Europe, Latest on coronavirus outbreak

COVID-19: Spain’s lockdown to be extended till April 25

Prime Minister Pedro Sanchez announced quarantine to continue until at least April 25

Alyssa McMurtry  | 04.04.2020 - Update : 05.04.2020
COVID-19: Spain’s lockdown to be extended till April 25


Spanish Prime Minister Pedro Sanchez announced on Saturday that the country will continue with its strict lockdown measures until at least April 25.

“Flattening the curve was our first objective. We’re getting close. But I ask everyone for sacrifice and resistance... The next objective is to reduce infections even more until the number of new contagions is lower than the number of people recovering each day,” said Sanchez in a televised address on Saturday.

Spain has the second most COVID-19 deaths and cases in the world. On Saturday, Spanish government data showed that 11,744 people have died from the disease, while 57,612 have been hospitalized, and more than 124,700 cases have been confirmed.

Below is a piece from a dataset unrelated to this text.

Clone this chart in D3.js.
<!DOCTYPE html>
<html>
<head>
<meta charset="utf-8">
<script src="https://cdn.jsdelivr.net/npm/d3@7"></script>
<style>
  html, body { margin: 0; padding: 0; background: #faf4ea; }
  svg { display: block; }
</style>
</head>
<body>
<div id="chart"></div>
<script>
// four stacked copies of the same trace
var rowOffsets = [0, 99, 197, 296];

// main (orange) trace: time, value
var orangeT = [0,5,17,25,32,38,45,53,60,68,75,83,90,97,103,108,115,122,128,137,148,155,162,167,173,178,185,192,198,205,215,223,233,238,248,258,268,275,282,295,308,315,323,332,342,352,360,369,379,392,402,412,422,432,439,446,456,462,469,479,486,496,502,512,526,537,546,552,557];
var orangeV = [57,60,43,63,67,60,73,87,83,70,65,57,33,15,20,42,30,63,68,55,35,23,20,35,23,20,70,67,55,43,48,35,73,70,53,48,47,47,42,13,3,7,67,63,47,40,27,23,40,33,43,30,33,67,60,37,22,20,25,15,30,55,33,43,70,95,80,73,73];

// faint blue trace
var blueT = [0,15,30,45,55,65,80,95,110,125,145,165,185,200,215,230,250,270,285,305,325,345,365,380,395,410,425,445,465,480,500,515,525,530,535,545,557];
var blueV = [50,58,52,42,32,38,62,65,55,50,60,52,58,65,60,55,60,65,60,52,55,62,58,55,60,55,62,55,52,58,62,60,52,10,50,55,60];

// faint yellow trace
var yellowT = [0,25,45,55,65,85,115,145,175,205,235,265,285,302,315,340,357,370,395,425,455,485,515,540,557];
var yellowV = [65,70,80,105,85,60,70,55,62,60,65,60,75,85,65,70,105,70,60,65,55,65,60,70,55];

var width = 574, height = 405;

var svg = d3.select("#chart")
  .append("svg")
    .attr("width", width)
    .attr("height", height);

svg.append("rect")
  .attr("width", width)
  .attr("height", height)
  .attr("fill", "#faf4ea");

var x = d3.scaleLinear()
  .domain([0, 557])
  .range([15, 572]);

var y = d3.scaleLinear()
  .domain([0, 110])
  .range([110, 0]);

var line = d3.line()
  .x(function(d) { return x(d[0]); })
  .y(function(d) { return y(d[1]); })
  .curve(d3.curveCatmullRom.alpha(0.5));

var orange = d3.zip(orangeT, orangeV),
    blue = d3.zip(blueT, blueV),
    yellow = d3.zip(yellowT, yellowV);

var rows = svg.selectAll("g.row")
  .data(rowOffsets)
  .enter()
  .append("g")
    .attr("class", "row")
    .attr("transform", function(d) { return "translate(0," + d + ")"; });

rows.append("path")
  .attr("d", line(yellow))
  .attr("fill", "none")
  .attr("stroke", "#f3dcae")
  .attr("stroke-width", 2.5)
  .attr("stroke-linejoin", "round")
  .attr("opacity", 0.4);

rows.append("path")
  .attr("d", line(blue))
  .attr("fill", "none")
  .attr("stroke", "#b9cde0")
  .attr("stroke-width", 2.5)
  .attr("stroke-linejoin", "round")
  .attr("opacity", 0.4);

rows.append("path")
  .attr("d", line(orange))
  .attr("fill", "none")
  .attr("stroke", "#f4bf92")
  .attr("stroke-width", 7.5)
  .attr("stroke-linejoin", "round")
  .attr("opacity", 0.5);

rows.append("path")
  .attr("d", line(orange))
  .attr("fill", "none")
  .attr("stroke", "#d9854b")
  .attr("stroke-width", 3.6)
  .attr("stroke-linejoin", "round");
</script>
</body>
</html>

The original practice of quarantine began during the 14th century when ships arriving in Venice from ports suffering from the plague would have to wait for 40 days at dock.

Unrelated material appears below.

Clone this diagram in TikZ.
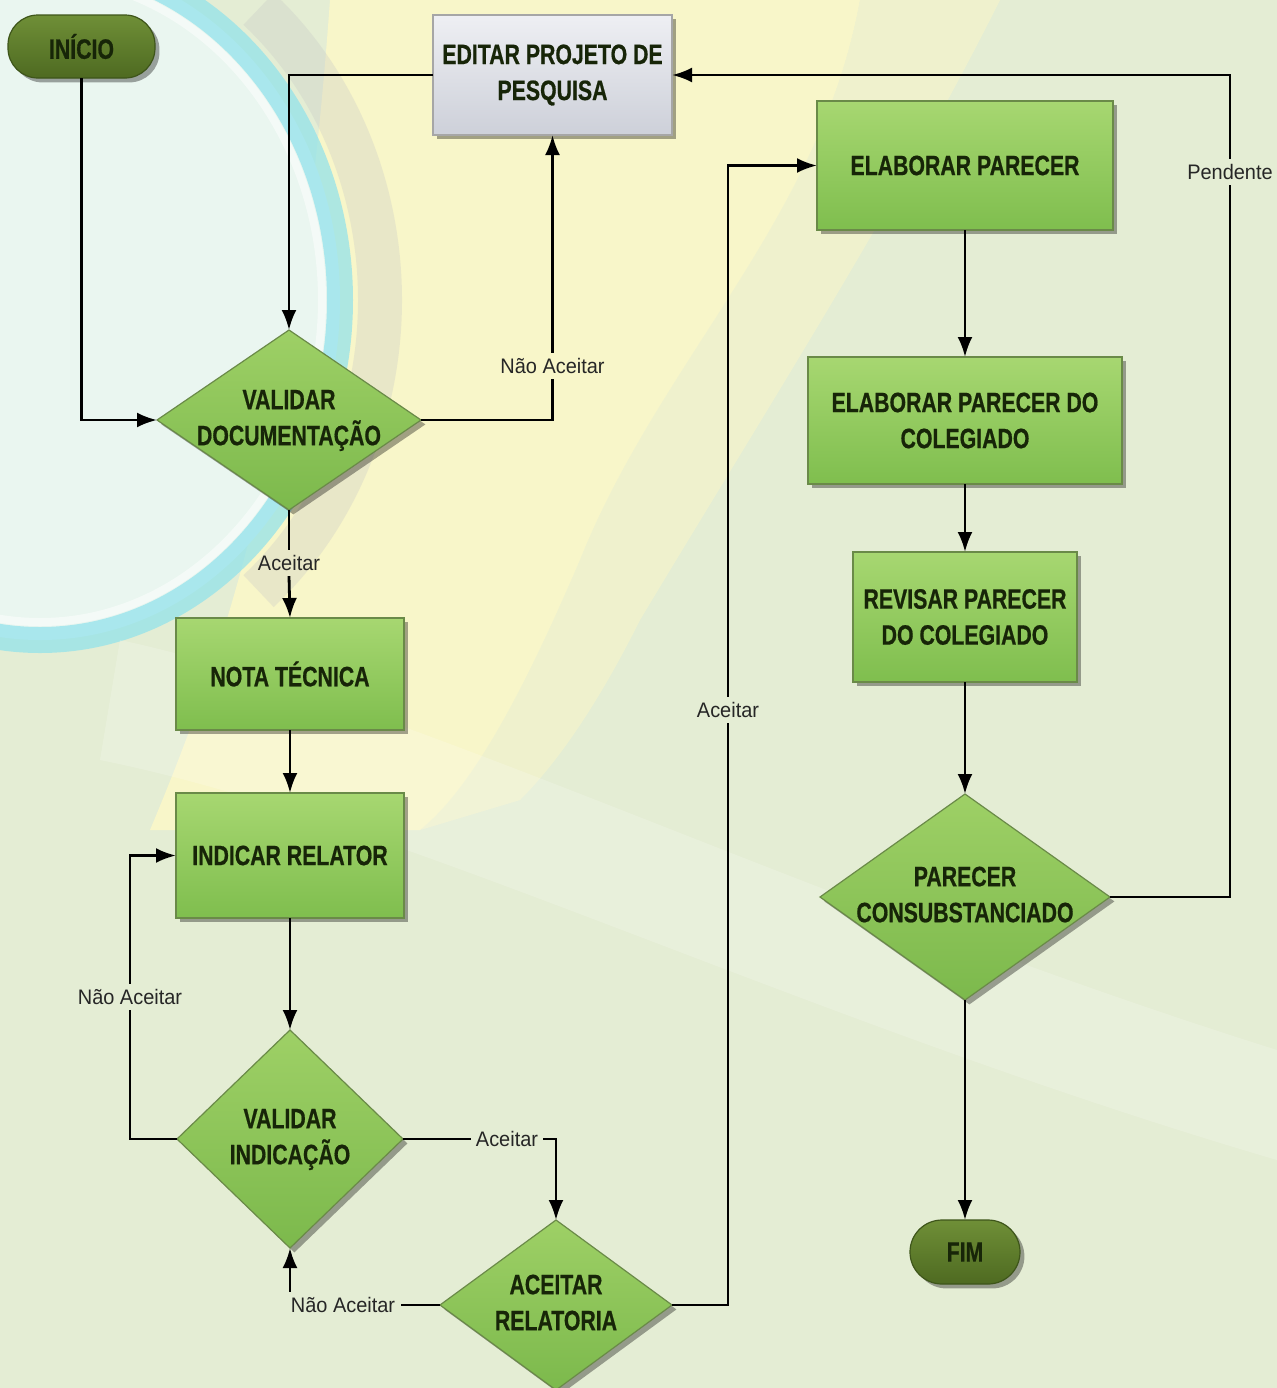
\documentclass[tikz,border=0pt]{standalone}
\usepackage{fontspec}
\setmainfont{Liberation Sans}
\newfontfamily\boxfont{Liberation Sans}[FakeStretch=0.76,FakeBold=0.6]
\newfontfamily\lblfont{Liberation Sans}[FakeStretch=0.95]
\usetikzlibrary{shapes.geometric,arrows.meta,shadows,calc}
\definecolor{bgbase}{HTML}{E4EDD4}
\definecolor{ylw}{HTML}{FBF7C8}
\definecolor{lensc}{HTML}{EAF6F0}
\definecolor{cyanc}{HTML}{8EE2EC}
\definecolor{gtop}{HTML}{A7D771}
\definecolor{gbot}{HTML}{7FBE4E}
\definecolor{dtop}{HTML}{9ED066}
\definecolor{dbot}{HTML}{7CB94C}
\definecolor{gedge}{HTML}{6A8A48}
\definecolor{txt}{HTML}{172508}
\definecolor{oltop}{HTML}{6F8F37}
\definecolor{olbot}{HTML}{4E6A21}
\definecolor{grtop}{HTML}{EEEFF3}
\definecolor{grbot}{HTML}{CDD0D9}
\newcommand\dtxt[1]{\makebox[0pt]{\begin{tabular}{@{}c@{}}#1\end{tabular}}}
\tikzset{
  shad/.style={drop shadow={shadow xshift=2.2pt,shadow yshift=-2.2pt,opacity=0.35,fill=black}},
  nfont/.style={font=\boxfont\bfseries\fontsize{14}{18}\selectfont, text=txt, align=center},
  gbox/.style={shad, rectangle, draw=gedge, line width=0.6pt, top color=gtop, bottom color=gbot, nfont, inner sep=0pt, outer sep=0pt},
  graybox/.style={gbox, draw=gray!70, top color=grtop, bottom color=grbot},
  pill/.style={shad, rectangle, rounded corners=15pt, draw=olbot!80!black, line width=0.6pt, top color=oltop, bottom color=olbot, nfont, inner sep=0pt, outer sep=0pt},
  dia/.style={shad, diamond, draw=gedge, line width=0.6pt, top color=dtop, bottom color=dbot, nfont, inner sep=0pt, outer sep=0pt},
  lbl/.style={font=\lblfont\fontsize{10.5}{12}\selectfont, text=black!85, inner sep=2.5pt},
  lin/.style={line width=1.4pt, black},
  conn/.style={lin, -{Latex[length=10pt,width=7.5pt]}},
}
\begin{document}
\begin{tikzpicture}[x=0.5pt,y=-0.5pt]
\useasboundingbox (0,0) rectangle (1277,1388);
\clip (0,0) rectangle (1277,1388);
% ---- background ----
\fill[bgbase] (0,0) rectangle (1277,1388);
\fill[ylw, opacity=0.9] (330,0) -- (860,0) .. controls (820,220) and (660,360) .. (580,560)
   .. controls (520,700) and (470,790) .. (420,830) -- (150,830)
   .. controls (230,640) and (300,420) .. (330,0) -- cycle;
\fill[ylw!70!bgbase, opacity=0.7] (860,0) -- (1000,0) .. controls (900,200) and (760,420) .. (640,620)
   .. controls (600,700) and (560,760) .. (520,800) -- (420,830)
   .. controls (470,790) and (520,700) .. (580,560) .. controls (660,360) and (820,220) .. (860,0) -- cycle;
\fill[lensc] (40,300) ellipse [x radius=300, y radius=340];
\draw[gray!45, opacity=0.3, line width=22pt] (40,300) ++(-50:340 and 380) arc [start angle=-50, end angle=50, x radius=340, y radius=380];
\draw[cyanc, opacity=0.7, line width=13pt] (40,300) ellipse [x radius=300, y radius=340];
\draw[white, opacity=0.5, line width=4pt] (40,300) ellipse [x radius=282, y radius=322];
\fill[white, opacity=0.18] (120,640) .. controls (400,700) and (800,900) .. (1277,1050) -- (1277,1160)
   .. controls (800,1020) and (400,820) .. (100,760) -- cycle;
% ---- nodes ----
\node[pill, minimum width=73.5pt, minimum height=31.5pt] (ini) at (81.5,46.5) {IN\'ICIO};
\node[graybox, minimum width=119.5pt, minimum height=60pt] (ed) at (552.5,75) {EDITAR PROJETO DE\\PESQUISA};
\node[dia, minimum width=132pt, minimum height=90pt] (vd) at (289,420) {\dtxt{VALIDAR\\DOCUMENTA\c{C}\~AO}};
\node[gbox, minimum width=114pt, minimum height=56pt] (nt) at (290,674) {NOTA T\'ECNICA};
\node[gbox, minimum width=114pt, minimum height=62.5pt] (ir) at (290,855.5) {INDICAR RELATOR};
\node[dia, minimum width=113pt, minimum height=109pt] (vi) at (290,1139) {\dtxt{VALIDAR\\INDICA\c{C}\~AO}};
\node[dia, minimum width=116pt, minimum height=85pt] (ar) at (556,1305) {\dtxt{ACEITAR\\RELATORIA}};
\node[gbox, minimum width=148pt, minimum height=64.5pt] (ep) at (965,165.5) {ELABORAR PARECER};
\node[gbox, minimum width=157pt, minimum height=63.5pt] (ec) at (965,420.5) {ELABORAR PARECER DO\\COLEGIADO};
\node[gbox, minimum width=112pt, minimum height=65pt] (rv) at (965,617) {REVISAR PARECER\\DO COLEGIADO};
\node[dia, minimum width=145pt, minimum height=103pt] (pc) at (965,897) {\dtxt{PARECER\\CONSUBSTANCIADO}};
\node[pill, minimum width=55pt, minimum height=32pt, rounded corners=16pt] (fim) at (965,1252) {FIM};
% ---- labels ----
\node[lbl] (lna1) at (552.5,366) {N\~ao Aceitar};
\node[lbl] (la1) at (289,563) {Aceitar};
\node[lbl] (lna2) at (130,997) {N\~ao Aceitar};
\node[lbl] (la3) at (507,1139) {Aceitar};
\node[lbl] (lna3) at (343,1305) {N\~ao Aceitar};
\node[lbl] (la4) at (728,710) {Aceitar};
\node[lbl] (lp) at (1230,172) {Pendente};
% ---- connectors ----
\draw[conn] (ini.south) |- (vd.west);
\draw[conn] (ed.west) -| (vd.north);
\draw[lin] (vd.east) -| (lna1.south);
\draw[conn] (lna1.north) -- (ed.south);
\draw[lin] (vd.south) -- (la1.north);
\draw[conn] (la1.south) -- (nt.north);
\draw[conn] (nt.south) -- (ir.north);
\draw[conn] (ir.south) -- (vi.north);
\draw[lin] (vi.west) -| (lna2.south);
\draw[conn] (lna2.north) |- (ir.west);
\draw[lin] (vi.east) -- (la3.west);
\draw[conn] (la3.east) -| (ar.north);
\draw[lin] (ar.west) -- (lna3.east);
\draw[conn] (lna3.north -| vi.south) -- (vi.south);
\draw[lin] (ar.east) -| (la4.south);
\draw[conn] (la4.north) |- (ep.west);
\draw[conn] (ep.south) -- (ec.north);
\draw[conn] (ec.south) -- (rv.north);
\draw[conn] (rv.south) -- (pc.north);
\draw[conn] (pc.south) -- (fim.north);
\draw[lin] (pc.east) -| (lp.south);
\draw[conn] (lp.north) |- (ed.east);
\end{tikzpicture}
\end{document}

Spain’s quarantine, which began on March 14, will now last at least 45 days.

Spain has one of the strictest quarantines in the world. Since the beginning, no one has been allowed to leave their homes for anything non-essential.

Unlike many countries, outdoor exercise is not permitted.

“I understand how difficult it will be to stay home in isolation for two more weeks,” said Sanchez.

The government, which can only call a state of emergency for 15 days at a time, previously extended the lockdown until April 12.

Sanchez also announced that a technical committee is devising a plan for what will happen when the most acute part of the crisis comes to an end.

“Once the curve is clearly descending, we will open a second phase -- a progressive return to new social normality and the reconstruction of our economy,” said Sanchez.

With the combination of the long, strict lockdown and the service sector making up the lion’s share of the country’s GDP, Spain’s economic future looks increasingly grim. In March alone, the country saw the same amount of job loss as it did in the worst 100 days of the financial crisis.

After first appearing in the Chinese city of Wuhan in December, the virus has spread to at least 181 countries and regions.

The global death toll from the virus has surpassed 60,800, with more than 1.1 million confirmed cases, and over 233,800 recoveries, according to the U.S.-based Johns Hopkins University.